We need to get something like "(a+b)*c" in this case. How would we add a rule to insert parentheses around subexpressions? A simple way out would be to put parentheses around every subexpression, replacing our rules by something like this:

100 # CForm(_a + _b) <-- "(" : CForm(a)
  : " + " : CForm(b) : ")";
100 # CForm(- _a) <-- "(- " : CForm(a)
  : ")";
and so on. This will always produce correct C code, e.g. in our case "((a+b)*c)", but generally the output will be full of unnecessary parentheses. It is instructive to find a better solution.

We could improve the situation by inserting parentheses only if the higher-order expression requires them; for this to work, we need to make a call such as CForm(a+b) aware that the enveloping expression has a multiplication by c around the addition a+b. This can be implemented by passing an extra argument to CForm() that will indicate the precedence of the enveloping operation. A compound expression that uses an infix operator must be bracketed if the precedence of that infix operator is higher than the precedence of the enveloping infix operation.

We shall define an auxiliary function also named "CForm" but with a second argument, the precedence of the enveloping infix operation. If there is no enveloping operation, we shall set the precedence to a large number, e.g. 60000, to indicate that no parentheses should be inserted around the whole expression. The new "CForm(expr, precedence)" will handle two cases: either parentheses are necessary, or unnecessary. For clarity we shall implement these cases in two separate rules. The initial call to "CForm(expr)" will be delegated to "CForm(expr, precedence)".

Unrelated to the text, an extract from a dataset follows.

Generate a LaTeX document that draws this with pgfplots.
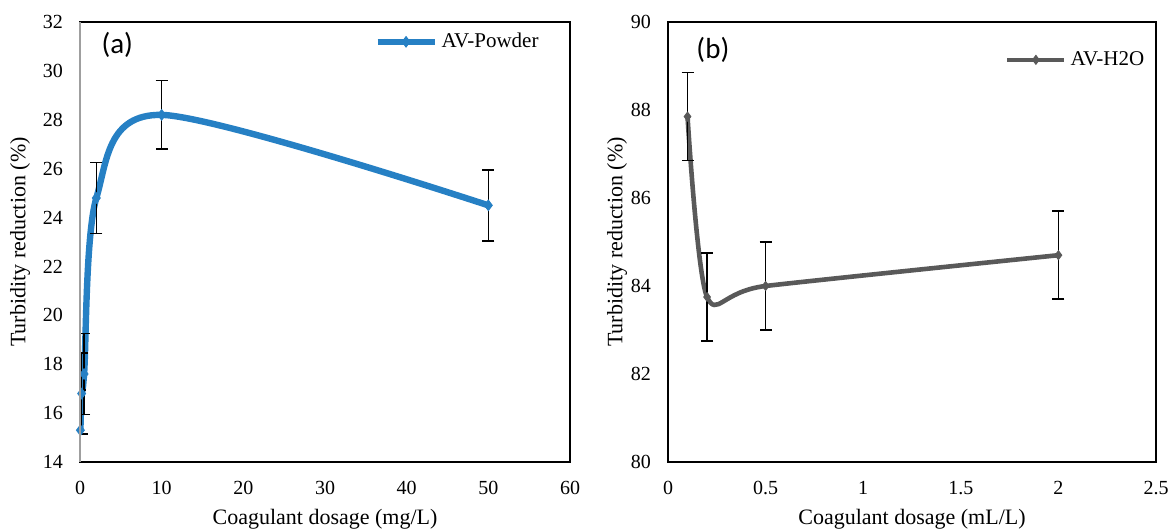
\documentclass[border=0pt]{standalone}
\usepackage{pgfplots}
\pgfplotsset{compat=1.18}
\usepackage{fontspec}
\setmainfont{Liberation Serif}
\newfontfamily\calfont{Carlito}
\definecolor{avblue}{RGB}{38,128,196}
\definecolor{avgray}{RGB}{89,89,89}
\begin{document}
\begin{tikzpicture}
\pgfplotsset{
  common/.style={
    scale only axis,
    anchor=south west,
    height=220pt,
    axis line style={black, line width=1pt},
    major tick length=0pt,
    /pgf/number format/assume math mode=true,
    tick label style={font=\fontsize{10}{12}\selectfont},
    yticklabel style={xshift=-5pt},
    xticklabel style={yshift=-6pt},
    label style={font=\fontsize{11}{13}\selectfont},
    xlabel style={at={(axis description cs:0.5,0)}, anchor=center, yshift=-28.5pt},
    clip mode=individual,
    legend style={draw=none, fill=none, font=\fontsize{10.5}{12}\selectfont, inner sep=0pt, legend cell align=left},
    legend image code/.code={\draw[mark repeat=2,mark phase=2] plot coordinates {(0cm,0cm)(0.5cm,0cm)(1cm,0cm)};},
    error bars/y dir=both, error bars/y explicit,
    error bars/error bar style={black, line width=0.75pt},
    error bars/error mark options={black, mark size=3pt, line width=0.75pt, rotate=90},
  }
}
\begin{axis}[common,
  at={(40pt,33.5pt)}, width=245pt,
  xmin=0, xmax=60, ymin=14, ymax=32,
  xtick={0,10,...,60}, ytick={14,16,...,32},
  xlabel={Coagulant dosage (mg/L)},
  ylabel={Turbidity reduction (\%)},
  ylabel style={at={([xshift=-30pt]axis description cs:0,0.5)}, anchor=center},
  legend style={at={(axis description cs:0.6,0.955)}, anchor=west},
]
\addplot[avblue, line width=3.2pt, smooth, mark=diamond*, mark size=2.6pt, mark options={line width=0.5pt}]
  coordinates {(0.05,15.3) +- (0,1.65) (0.2,16.8) +- (0,1.65) (0.5,17.6) +- (0,1.65) (2,24.8) +- (0,1.45) (10,28.2) +- (0,1.4) (50,24.5) +- (0,1.45)};
\addlegendentry{AV-Powder}
\draw[gray!75, line width=1.2pt] (rel axis cs:0,0) -- (rel axis cs:0,1);
\node[font=\calfont\fontsize{14.5}{16}\selectfont] at (rel axis cs:0.076,0.948) {(a)};
\end{axis}
\begin{axis}[common,
  at={(334pt,33.5pt)}, width=244pt,
  xmin=0, xmax=2.5, ymin=80, ymax=90,
  xtick={0,0.5,...,2.5}, ytick={80,82,...,90},
  xticklabel style={/pgf/number format/.cd, fixed, precision=1},
  xlabel={Coagulant dosage (mL/L)},
  ylabel={Turbidity reduction (\%)},
  ylabel style={at={([xshift=-25.5pt]axis description cs:0,0.5)}, anchor=center},
  legend style={at={(axis description cs:0.69,0.914)}, anchor=west},
]
\addplot[avgray, line width=2.3pt, smooth, tension=0.45, mark=diamond*, mark size=2.2pt, mark options={line width=0.5pt}]
  coordinates {(0.1,87.85) +- (0,1) (0.2,83.75) +- (0,1) (0.5,84.0) +- (0,1) (2,84.7) +- (0,1)};
\addlegendentry{AV-H2O}
\node[font=\calfont\fontsize{14.5}{16}\selectfont] at (rel axis cs:0.092,0.936) {(b)};
\end{axis}
\pgfresetboundingbox
\path (0,0) rectangle (585pt,264.5pt);
\end{tikzpicture}
\end{document}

The precedence values of infix operators such as "+" and "*" are defined in the Yacas library but may change in a future version. Therefore, we shall not hard-code these precedence values but instead use the function OpPrecedence() to determine them. The new rules for the "+" operation could look like this:

PlusPrec := OpPrecedence("+");
100 # CForm(_expr) <-- CForm(expr, 60000);
100 # CForm(_a + _b, _prec)_(PlusPrec>prec)
  <-- "(" : CForm(a, PlusPrec) : " + "
  : CForm(b, PlusPrec) : ")";
120 # CForm(_a + _b, _prec) <--
    CForm(a, PlusPrec) : " + "
	: CForm(b, PlusPrec);
and so on. We omitted the predicate for the last rule because it has a later precedence than the preceding rule.

The way we wrote these rules is unnecessarily repetitive but straightforward and it illustrates the central ideas of expression processing in Yacas. The standard library implements CForm() essentially in this way. In addition the library implementation supports standard mathematical functions, arrays and so on, and is somewhat better organized to allow easier extensions and avoid repetition of code.